I got off to a rough start, though, trying to corral the candidates. James Harris, who's running as a socialist, had a prior commitment. Such a shame. He's a union meat packer, which would have made him the perfect roast beef judge.

But then I reached Walter Moore, an attorney making his second run for mayor. He was in. Phil Jennerjahn, who calls himself an entertainer, was in, and he recruited David "Zuma Dogg" Saltsburg, a community activist and professional gadfly to the 10th power.

And the mayor?

You'll be surprised to hear he declined.

A spokesman said he was too busy being mayor to judge roast beef.

Maybe, but from where I sit, the contest would have fit right in with the mayor's daily menu of photo-ops. His spokesman argued that one of the mayor's important tasks last week was to celebrate the opening of a new electric truck factory.

A worthy cause, no doubt. But if the mayor were really on the ball, he would have arranged a trade-in deal for his tone-deaf transportation deputy Jaime de la Vega, who drives a big honking Hummer through the most congested streets in the nation.

But I digress.

"Well, the presentation is exquisite," Walter Moore said as he took the first bites of French dip in a booth at Phillipe's.

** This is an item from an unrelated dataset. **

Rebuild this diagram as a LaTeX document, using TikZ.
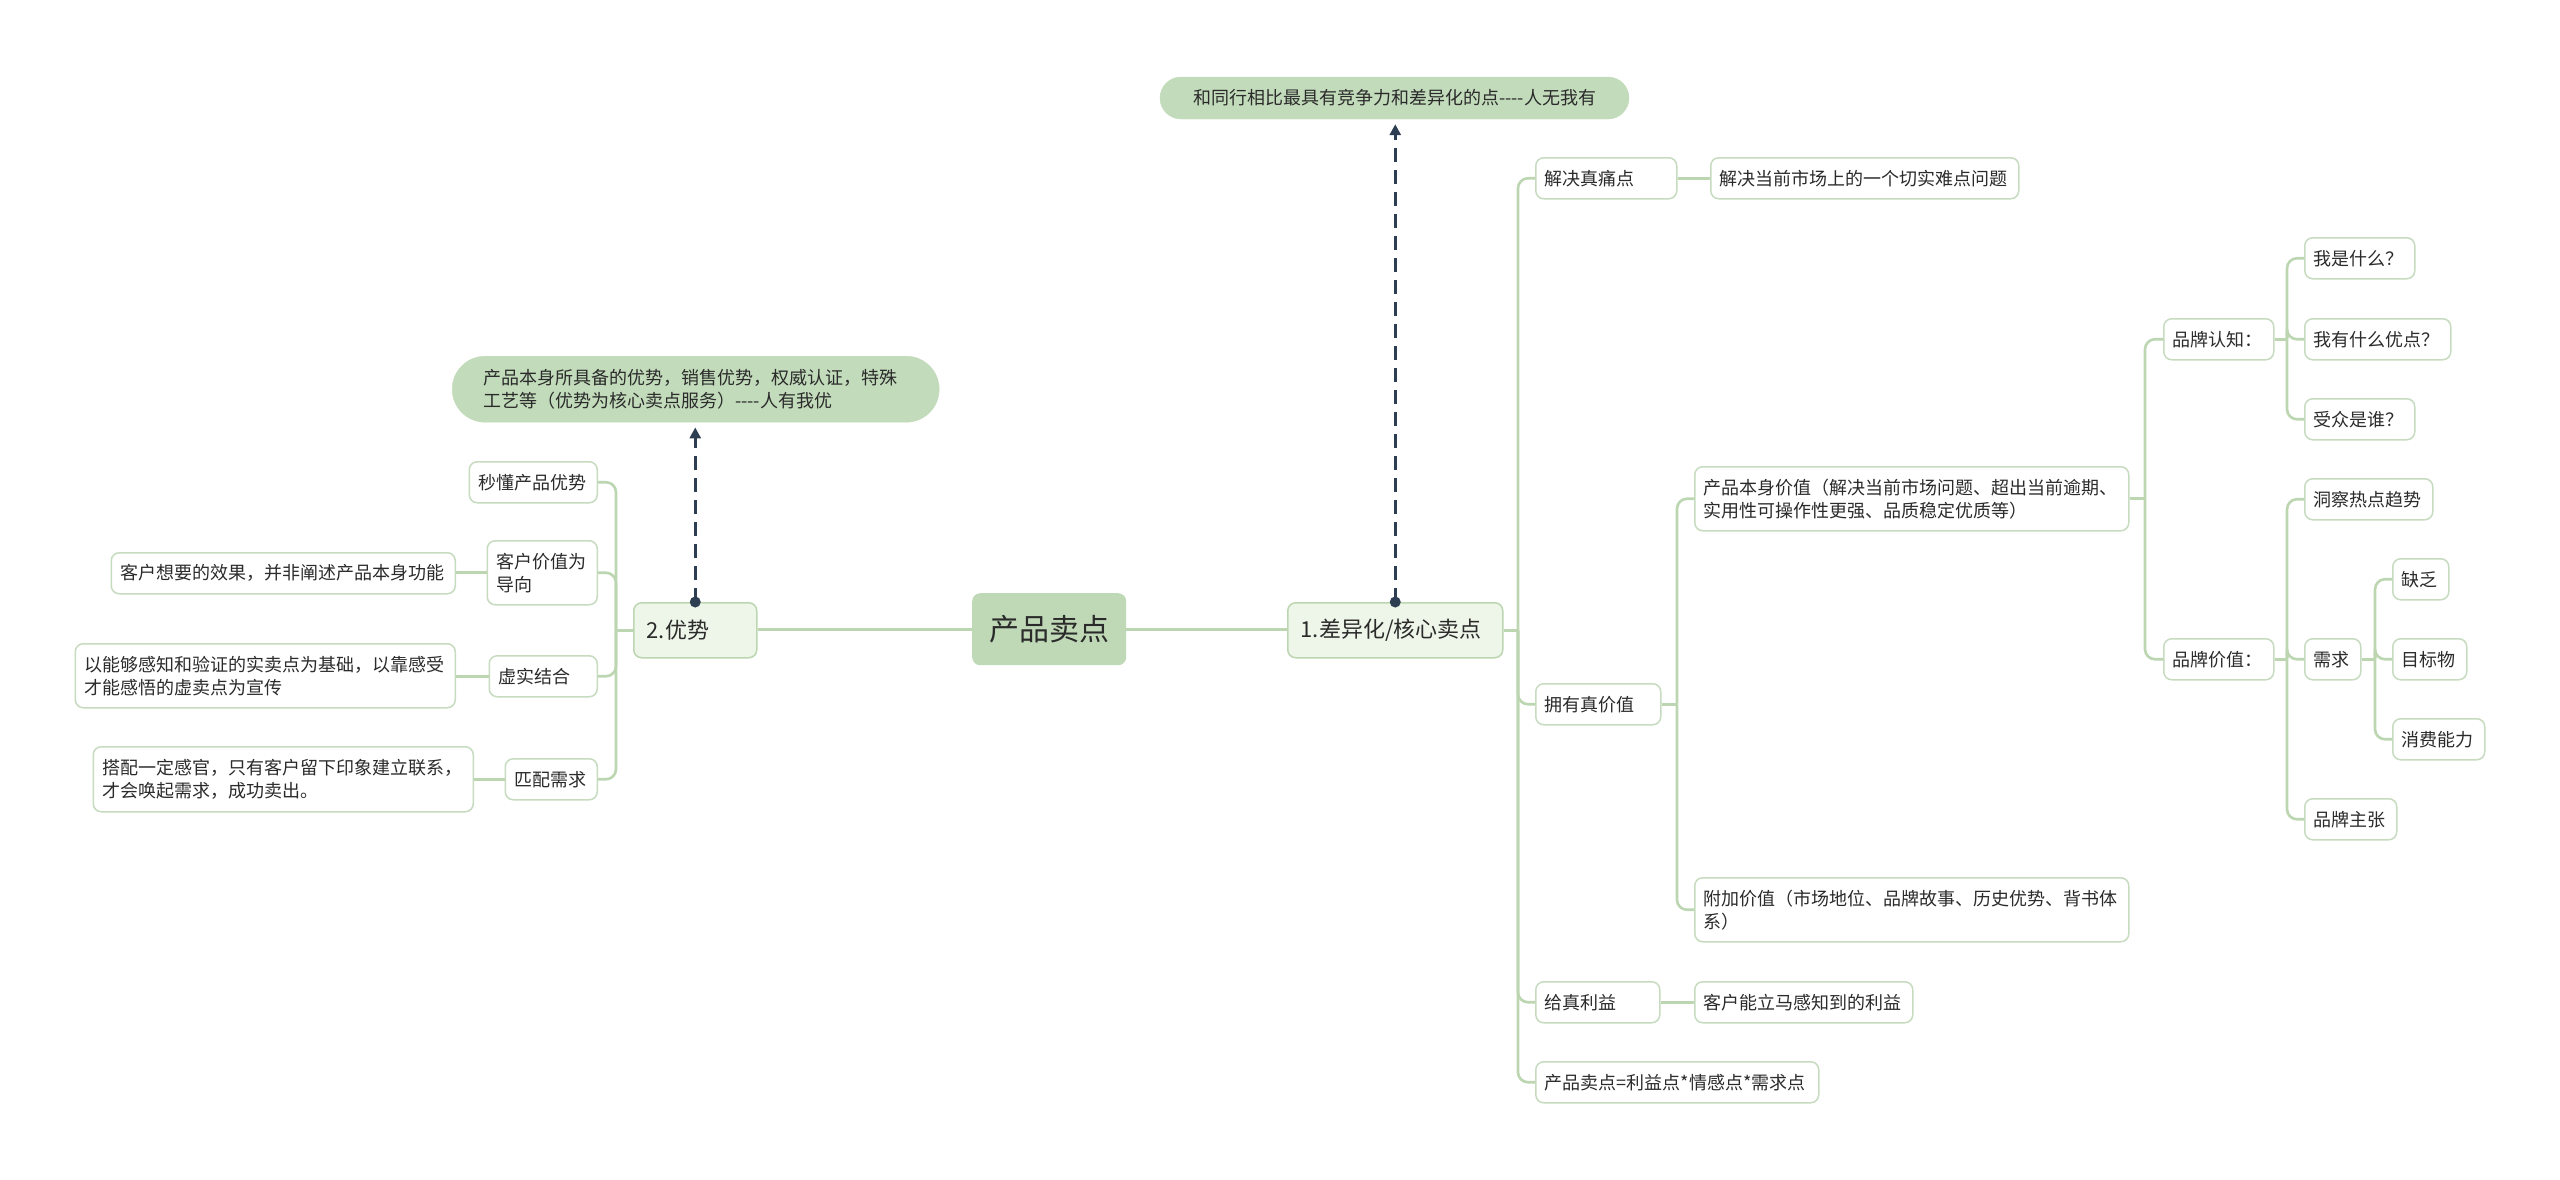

Jennerjahn liked his sandwich, too. Between bites, he explained how he had the GOP base locked up and insisted he'd pull 12% of the vote Tuesday. When I suggested he was dreaming, he had a quick response.

"You're high on drugs," he said, adding that I was "underestimating the evangelical vote."

Zuma Dogg, who was dressed in a T-shirt on which he'd scrawled "Zuma Dogg for Mayor," didn't get the full Phillipe's experience because he doesn't eat meat. But he seemed to appreciate his tuna sandwich.